With the announcement of Justice Stevens's retirement calls immediately went up that Obama should nominate someone outside the limited pool of sitting federal appellate judges. Since 1972, when Richard Nixon named William Rehnquist and Lewis Powell, every successful nominee since has been a circuit court judge with the exception of Sandra Day O'Connor, who came from a state court. The Supreme Court used to be populated with people who had extensive political experience—former senators like Hugo Black, governors like Charles Evans Hughes and Earl Warren, or attorneys general like Robert Jackson or Frank Murphy—people who understood the political nature of government and the effect that their decisions would have on the other branches of government. Some critics charge that the reliance of appellate court background has yielded benches that are ignorant and indifferent to the balance that should be maintained between the states and the federal government, and between the judiciary and the other branches of government.

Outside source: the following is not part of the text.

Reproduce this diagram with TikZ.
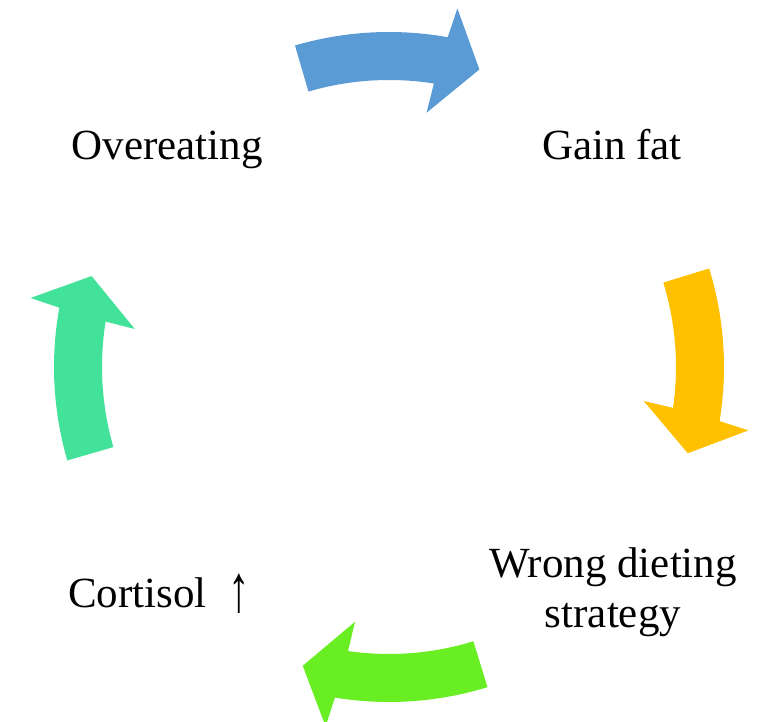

Obama chose a person without prior judicial experience, a fact that Republican members of the Senate jumped on as a reason to vote against her—mainly because they could not come up with anything else in her background that provided a reason why she should be denied confirmation. Elena Kagen was born in New York City in 1960, the daughter of a school teacher and an attorney. She attended Princeton, Oxford, and the Harvard Law School, and clerked for Thurgood Marshall at the Supreme Court. She began her career as a professor at the University of Chicago Law School, where she met Barack Obama, and from there went to Washington where she served as an associate White House counsel and later as policy advisor under President William Clinton. Clinton nominated her to the Court of Appeals for the D.C. Circuit, but Republicans in the Senate tied up her nomination, and in 1999 Kagan went to the Harvard Law School. She became its first woman dean in 2003. She took over a fractious school, and people on all ideological fronts commended her for her fairness. She lured some conservative scholars, such as Cass Sunstein, to Cambridge, giving the law school a more balanced approach.
From the viewpoint of conservative senators, her most heinous action at Harvard was upholding a policy she had inherited banning military recruiters from campus so long as the armed forces discriminated against gays. As she explained, Harvard had to follow the policy of the Association of American Law School that prohibited recruiting by firms or other organizations that discriminated. After the Supreme Court held that law schools could not ban military recruiters she opened the school, but continued to be a critic of the "don't ask, don't tell" policy.
Kagen's stint as Solicitor General was not long enough to establish her as one of the great litigators in that office or just as a competent lawyer, but there is no question that she is smart, politically savvy, and able to hold her own in an atmosphere of super-bright people. Liberals are not sure where she stands on many issues, but they hope that she will be able to take on the reining conservative intellect on the Court, Antonin Scalia. Her nomination hearings went fairly smoothly, and while several Republicans tried to depict her as a judicial activist, Democratic senators jumped on them pointing out that the most activist members of the current Court are all Republican nominees. On August 5, 2010 the Senate confirmed her nomination by a vote of 63-37. The vote was along party lines, with only one Democrat voting against her and five Republicans backing her.
In the near future Kagan by herself will not alter the balance on the high court, and expectations are that she will vote pretty much as did her predecessor, aligning with Breyer, Ginsburg, and Sotomayor. But she is only fifty years old, and Obama hopes that she will serve for many years, and during that time her influence and impact on the law will grow.